- [Problem requirements]: Would you transcribe the whole listing exactly, minus its pictures?

- [Information provided]:
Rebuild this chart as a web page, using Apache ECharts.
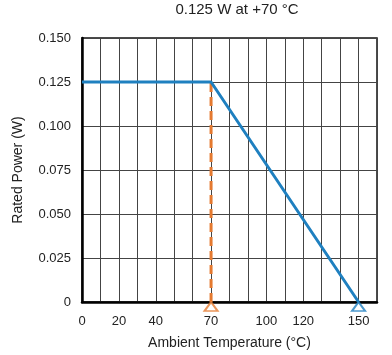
<!DOCTYPE html>
<html><head><meta charset="utf-8">
<script src="https://cdn.jsdelivr.net/npm/echarts@6/dist/echarts.min.js"></script>
<style>html,body{margin:0;padding:0;background:#fff}#c{width:392px;height:355px}</style>
</head><body><div id="c"></div>
<script>
const titleText = '0.125 W at +70 °C';
const xName = 'Ambient Temperature (°C)';
const yName = 'Rated Power (W)';
const xTickLabels = [0, 20, 40, 70, 100, 120, 150];
const deratingTemp = [0, 70, 150];
const deratingPower = [0.125, 0.125, 0];
const ratedTemp = [70, 70];
const ratedPower = [0, 0.125];
const markerTemp = [70, 150];
const markerPower = [0, 0];
const markerColors = ['#e57a30', '#1f80c0'];

const chart = echarts.init(document.getElementById('c'), null, {renderer: 'canvas'});
const font = 'Liberation Sans, Arial, Helvetica, sans-serif';
chart.setOption({
  animation: false,
  title: {text: titleText, left: 232, top: -3, textAlign: 'center',
    textStyle: {fontFamily: font, fontSize: 15, fontWeight: 'normal', color: '#222'}},
  grid: {left: 82, right: 15, top: 38, bottom: 52, show: true, borderColor: '#111', borderWidth: 1.5, backgroundColor: 'transparent'},
  xAxis: {type: 'value', min: 0, max: 160, interval: 10,
    name: xName, nameLocation: 'middle', nameGap: 34,
    nameTextStyle: {fontFamily: font, fontSize: 14, color: '#222'},
    axisLine: {show: true, onZero: false, lineStyle: {color: '#000', width: 2.5}},
    axisTick: {show: false},
    axisLabel: {fontFamily: font, fontSize: 13, color: '#222', margin: 13, showMaxLabel: true,
      formatter: v => xTickLabels.includes(v) ? String(v) : ''},
    splitLine: {show: true, lineStyle: {color: '#444', width: 1}}},
  yAxis: {type: 'value', min: 0, max: 0.15, interval: 0.025,
    name: yName, nameLocation: 'middle', nameGap: 57, nameRotate: 90,
    nameTextStyle: {fontFamily: font, fontSize: 14, color: '#222'},
    axisLine: {show: true, lineStyle: {color: '#000', width: 2.5}},
    axisTick: {show: false},
    axisLabel: {fontFamily: font, fontSize: 13, color: '#222', margin: 11,
      formatter: v => v === 0 ? '0' : v.toFixed(3)},
    splitLine: {show: true, lineStyle: {color: '#444', width: 1}}},
  series: [
    {type: 'line', data: ratedTemp.map((t, i) => [t, ratedPower[i]]), symbol: 'none',
      lineStyle: {color: '#e57a30', width: 3, type: [9, 5]}, z: 3},
    {type: 'line', data: deratingTemp.map((t, i) => [t, deratingPower[i]]), symbol: 'none',
      lineStyle: {color: '#1f80c0', width: 3}, z: 4},
    {type: 'scatter', clip: false, z: 5,
      symbol: 'triangle', symbolSize: [13, 9], symbolOffset: [0, 4.5],
      data: markerTemp.map((t, i) => ({value: [t, markerPower[i]],
        itemStyle: {color: '#fff', borderWidth: 2, borderColor: markerColors[i]}}))}
  ]
});
</script></body></html>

- [Answer below]:
Rebuild this chart as a web page, using Apache ECharts.
<!DOCTYPE html>
<html><head><meta charset="utf-8">
<script src="https://cdn.jsdelivr.net/npm/echarts@6/dist/echarts.min.js"></script>
<style>html,body{margin:0;padding:0;background:#fff}#c{width:392px;height:355px}</style>
</head><body><div id="c"></div>
<script>
const titleText = '0.125 W at +70 °C';
const xName = 'Ambient Temperature (°C)';
const yName = 'Rated Power (W)';
const xTickLabels = [0, 20, 40, 70, 100, 120, 150];
const deratingTemp = [0, 70, 150];
const deratingPower = [0.125, 0.125, 0];
const ratedTemp = [70, 70];
const ratedPower = [0, 0.125];
const markerTemp = [70, 150];
const markerPower = [0, 0];
const markerColors = ['#e57a30', '#1f80c0'];

const chart = echarts.init(document.getElementById('c'), null, {renderer: 'canvas'});
const font = 'Liberation Sans, Arial, Helvetica, sans-serif';
chart.setOption({
  animation: false,
  title: {text: titleText, left: 232, top: -3, textAlign: 'center',
    textStyle: {fontFamily: font, fontSize: 15, fontWeight: 'normal', color: '#222'}},
  grid: {left: 82, right: 15, top: 38, bottom: 52, show: true, borderColor: '#111', borderWidth: 1.5, backgroundColor: 'transparent'},
  xAxis: {type: 'value', min: 0, max: 160, interval: 10,
    name: xName, nameLocation: 'middle', nameGap: 34,
    nameTextStyle: {fontFamily: font, fontSize: 14, color: '#222'},
    axisLine: {show: true, onZero: false, lineStyle: {color: '#000', width: 2.5}},
    axisTick: {show: false},
    axisLabel: {fontFamily: font, fontSize: 13, color: '#222', margin: 13, showMaxLabel: true,
      formatter: v => xTickLabels.includes(v) ? String(v) : ''},
    splitLine: {show: true, lineStyle: {color: '#444', width: 1}}},
  yAxis: {type: 'value', min: 0, max: 0.15, interval: 0.025,
    name: yName, nameLocation: 'middle', nameGap: 57, nameRotate: 90,
    nameTextStyle: {fontFamily: font, fontSize: 14, color: '#222'},
    axisLine: {show: true, lineStyle: {color: '#000', width: 2.5}},
    axisTick: {show: false},
    axisLabel: {fontFamily: font, fontSize: 13, color: '#222', margin: 11,
      formatter: v => v === 0 ? '0' : v.toFixed(3)},
    splitLine: {show: true, lineStyle: {color: '#444', width: 1}}},
  series: [
    {type: 'line', data: ratedTemp.map((t, i) => [t, ratedPower[i]]), symbol: 'none',
      lineStyle: {color: '#e57a30', width: 3, type: [9, 5]}, z: 3},
    {type: 'line', data: deratingTemp.map((t, i) => [t, deratingPower[i]]), symbol: 'none',
      lineStyle: {color: '#1f80c0', width: 3}, z: 4},
    {type: 'scatter', clip: false, z: 5,
      symbol: 'triangle', symbolSize: [13, 9], symbolOffset: [0, 4.5],
      data: markerTemp.map((t, i) => ({value: [t, markerPower[i]],
        itemStyle: {color: '#fff', borderWidth: 2, borderColor: markerColors[i]}}))}
  ]
});
</script></body></html>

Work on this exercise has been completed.